Supplying quality components within firm deadlines is a major challenge for the maintenance and availability of EDF's power plants. Additive manufacturing is a growing industry trend that has the potential to revolutionise the design, repair and supply chain of components for both new build and existing facilities.
Project developed by the EDF group in partnership with CEA (French Alternative Energies and Atomic Energy Commission), Framatome, Naval Groupe, AFH (Additive Factory Hub), Team Henry Fabre, Institut de Soudure, Cirtes, Rosatom, CNNC, etc.
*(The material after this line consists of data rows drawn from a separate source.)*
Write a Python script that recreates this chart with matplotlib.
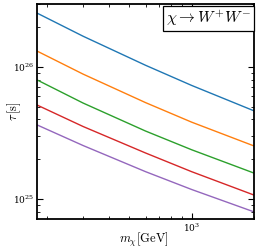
import numpy as np
import matplotlib
matplotlib.use("Agg")
import matplotlib.pyplot as plt

plt.rcParams['mathtext.fontset'] = 'cm'
plt.rcParams['font.family'] = 'serif'
plt.rcParams['font.serif'] = ['DejaVu Serif']

# DM mass [GeV] and lifetime bounds [s]
mass = [180, 300, 600, 1000, 2000]
tau_blue = [2.56e26, 1.71e26, 1.03e26, 7.25e25, 4.65e25]
tau_orange = [1.32e26, 8.83e25, 5.37e25, 3.82e25, 2.52e25]
tau_green = [7.98e25, 5.33e25, 3.27e25, 2.36e25, 1.57e25]
tau_red = [5.15e25, 3.54e25, 2.23e25, 1.61e25, 1.07e25]
tau_purple = [3.64e25, 2.54e25, 1.61e25, 1.18e25, 7.98e24]

fig = plt.figure(figsize=(2.59, 2.5), dpi=100)
ax = fig.add_axes([0.143, 0.124, 0.838, 0.86])

for tau, c in zip([tau_blue, tau_orange, tau_green, tau_red, tau_purple],
                  ['#1f77b4', '#ff7f0e', '#2ca02c', '#d62728', '#9467bd']):
	ax.plot(mass, tau, color=c, lw=1.0)

ax.set_xscale('log')
ax.set_yscale('log')
ax.set_xlim(180, 2000)
ax.set_ylim(7.05e24, 3.0e26)

ax.tick_params(which='both', direction='in', top=True, right=True, labelsize=6.5, pad=2)
ax.tick_params(which='major', length=4, width=0.8)
ax.tick_params(which='minor', length=2, width=0.6)
for s in ax.spines.values():
	s.set_linewidth(1.3)

ax.set_xlabel(r'$m_\chi[\mathrm{GeV}]$', fontsize=9)
ax.set_ylabel(r'$\tau\,[\mathrm{s}]$', fontsize=9)
ax.xaxis.set_label_coords(0.49, -0.055)
ax.yaxis.set_label_coords(-0.065, 0.5)

ax.text(0.985, 0.978, r'$\chi \rightarrow W^{+}W^{-}$', transform=ax.transAxes,
	ha='right', va='top', fontsize=11.5,
	bbox=dict(boxstyle='square,pad=0.2', fc='white', ec='black', lw=0.9))

fig.savefig('out.png', dpi=100)
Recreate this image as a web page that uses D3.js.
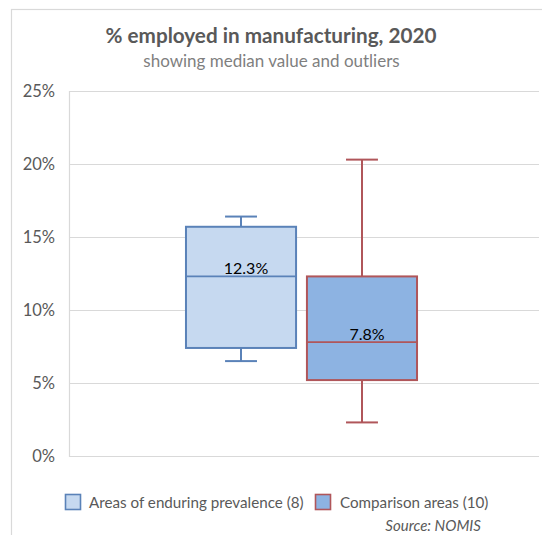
<!DOCTYPE html>
<html>
<head>
<meta charset="utf-8">
<script src="https://cdn.jsdelivr.net/npm/d3@7"></script>
<style>
  html, body { margin: 0; padding: 0; background: #fff; }
  svg { display: block; font-family: Lato, "Open Sans", sans-serif; }
</style>
</head>
<body>
<svg id="chart" width="542" height="535"></svg>
<script>
// Box-plot summary (%) for each group of areas
const series   = ["Areas of enduring prevalence (8)", "Comparison areas (10)"];
const mins     = [6.5, 2.3];
const q1s      = [7.4, 5.2];
const medians  = [12.3, 7.8];
const q3s      = [15.7, 12.3];
const maxs     = [16.4, 20.3];
const yTicks   = [0, 5, 10, 15, 20, 25];

const fills   = ["#c6d9f0", "#8db3e2"];
const strokes = ["#5a82b8", "#b0565a"];

const svg = d3.select("#chart");
const plot = { left: 69, right: 539, top: 91, bottom: 456 };

// outer chart frame
svg.append("rect")
  .attr("x", 11.5).attr("y", 9.5)
  .attr("width", 620).attr("height", 620)
  .attr("fill", "none").attr("stroke", "#d9d9d9").attr("stroke-width", 1.2);

// titles
svg.append("text")
  .attr("x", 271).attr("y", 43)
  .attr("text-anchor", "middle")
  .attr("font-size", 20.7).attr("font-weight", "bold")
  .attr("fill", "#595959")
  .text("% employed in manufacturing, 2020");
svg.append("text")
  .attr("x", 271.5).attr("y", 67)
  .attr("text-anchor", "middle")
  .attr("font-size", 17)
  .attr("fill", "#7f7f7f")
  .text("showing median value and outliers");

const y = d3.scaleLinear().domain([0, 25]).range([plot.bottom, plot.top]);
const x = d3.scaleBand().domain(series)
  .range([plot.left, plot.right - 5])
  .paddingInner(0.09).paddingOuter(0.967);

// gridlines + y axis labels
const yAxis = d3.axisLeft(y)
  .tickValues(yTicks)
  .tickFormat(d => d + "%")
  .tickSize(-(plot.right - plot.left))
  .tickPadding(14);
const gy = svg.append("g")
  .attr("transform", `translate(${plot.left},0)`)
  .call(yAxis);
gy.select(".domain").attr("stroke", "#d9d9d9").attr("stroke-width", 1.2);
gy.selectAll(".tick line").attr("stroke", "#d9d9d9").attr("stroke-width", 1.2);
gy.selectAll(".tick text")
  .attr("font-size", 16.5).attr("fill", "#595959")
  .attr("font-family", "Lato, 'Open Sans', sans-serif");

// boxes
const data = series.map((s, i) => ({
  s, i, min: mins[i], q1: q1s[i], med: medians[i], q3: q3s[i], max: maxs[i]
}));

const g = svg.append("g").selectAll("g").data(data).join("g");
const bw = x.bandwidth();
const capW = bw * 0.29;

g.each(function(d) {
  const sel = d3.select(this);
  const cx = x(d.s) + bw / 2;
  const c = strokes[d.i];
  // whiskers
  sel.append("line")
    .attr("x1", cx).attr("x2", cx)
    .attr("y1", y(d.max)).attr("y2", y(d.q3))
    .attr("stroke", c).attr("stroke-width", 2);
  sel.append("line")
    .attr("x1", cx).attr("x2", cx)
    .attr("y1", y(d.q1)).attr("y2", y(d.min))
    .attr("stroke", c).attr("stroke-width", 2);
  [d.max, d.min].forEach(v => {
    sel.append("line")
      .attr("x1", cx - capW / 2).attr("x2", cx + capW / 2)
      .attr("y1", y(v)).attr("y2", y(v))
      .attr("stroke", c).attr("stroke-width", 2);
  });
  // interquartile box
  sel.append("rect")
    .attr("x", x(d.s)).attr("width", bw)
    .attr("y", y(d.q3)).attr("height", y(d.q1) - y(d.q3))
    .attr("fill", fills[d.i]).attr("stroke", c).attr("stroke-width", 2);
  // median line and label
  sel.append("line")
    .attr("x1", x(d.s)).attr("x2", x(d.s) + bw)
    .attr("y1", y(d.med)).attr("y2", y(d.med))
    .attr("stroke", c).attr("stroke-width", 1.6);
  sel.append("text")
    .attr("x", cx + 5).attr("y", y(d.med) - 2)
    .attr("text-anchor", "middle")
    .attr("font-size", 16).attr("fill", "#000")
    .text(d3.format(".1f")(d.med) + "%");
});

// legend
const legend = [
  { x: 65, tx: 89 },
  { x: 315, tx: 340 }
];
series.forEach((s, i) => {
  svg.append("rect")
    .attr("x", legend[i].x + 0.5).attr("y", 494.5)
    .attr("width", 15).attr("height", 15)
    .attr("fill", fills[i]).attr("stroke", strokes[i]).attr("stroke-width", 1.6);
  svg.append("text")
    .attr("x", legend[i].tx).attr("y", 508)
    .attr("font-size", 15.2).attr("fill", "#595959")
    .text(s);
});

svg.append("text")
  .attr("x", 481).attr("y", 531)
  .attr("text-anchor", "end")
  .attr("font-size", 15).attr("font-style", "italic")
  .attr("fill", "#595959")
  .text("Source: NOMIS");
</script>
</body>
</html>
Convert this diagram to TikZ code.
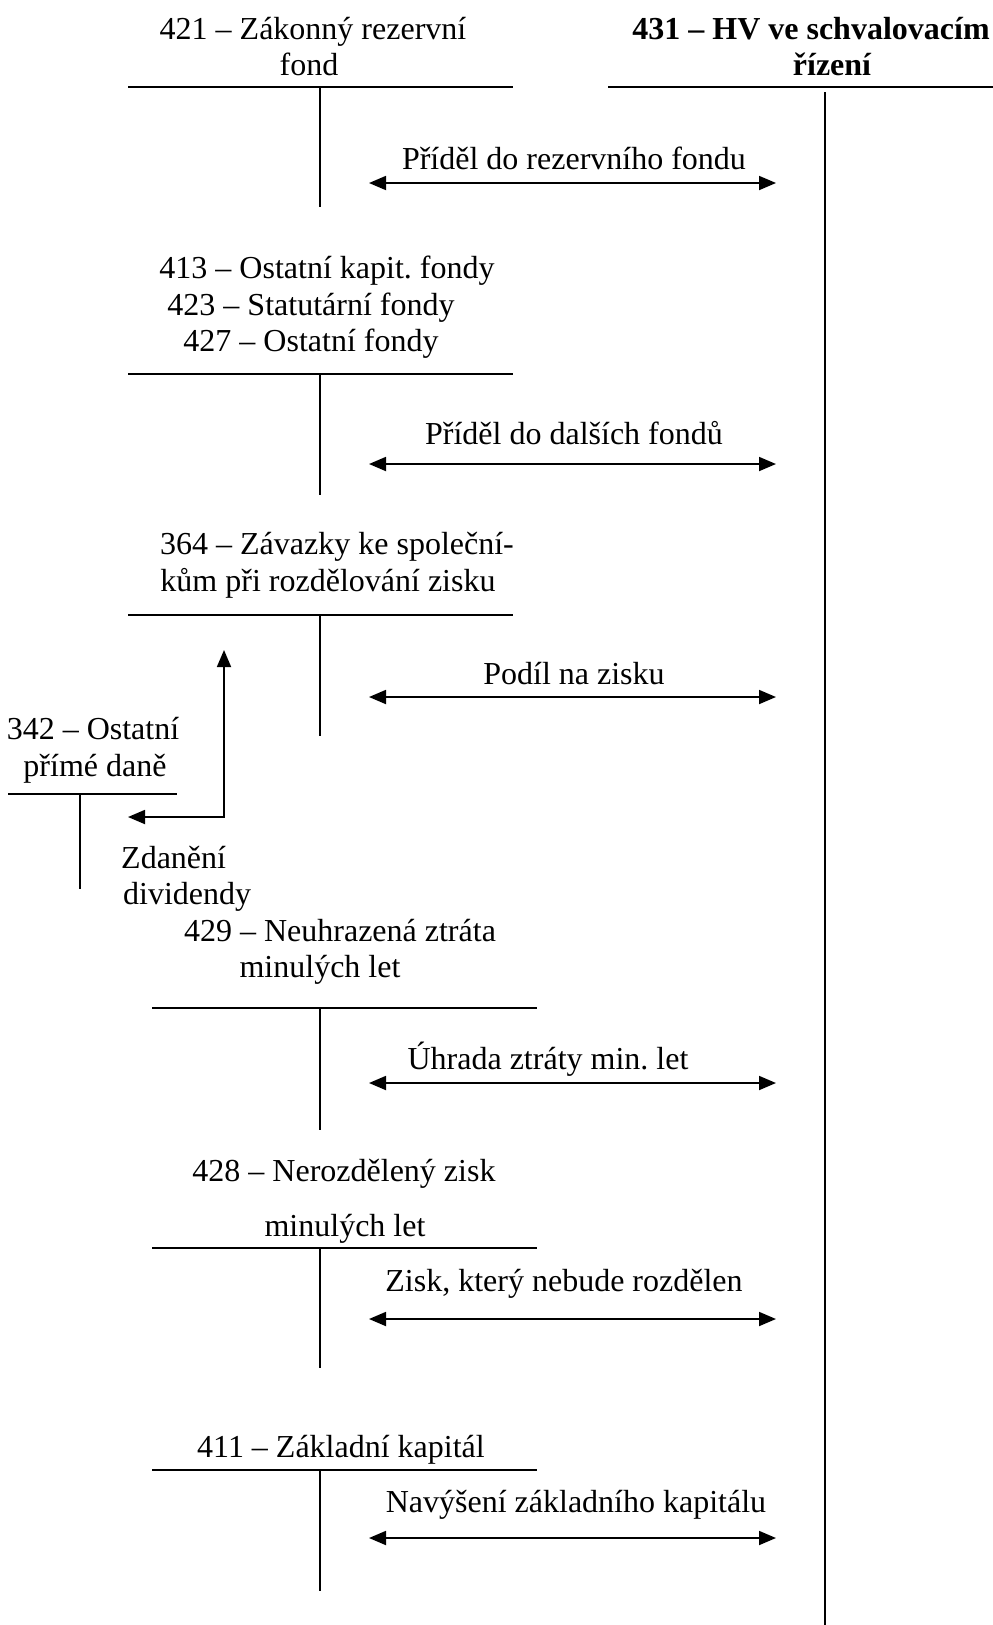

Additive manufacturing consists of making or repairing parts by adding material, layer by layer, from a digital file. EDF's R&D is conducting a process evaluation to understand the contribution of these new methods to the Group's activities. Main goal: to demonstrate the ability of 3D printing to produce quality components that meet the service life and safety requirements for EDF's power generation fleet. The Kapl'EAU 3D project is an example of 3D printing applied to the hydroelectric power generation facilities. 3D printing makes it possible to create replicas with the properties of the maintenance spare parts, which can then meet the same visual and technical specifications as the original parts, for both conditions of use and durability. The project uses the polymer thread deposition method or wire arc deposition (WAAM), depending on the needs of the parts. The 3D printer can therefore shape a hydroelectric blade or a clamp or even weld. The technology is highly compatible with the needs of the hydroelectric industry and the standards of the sector.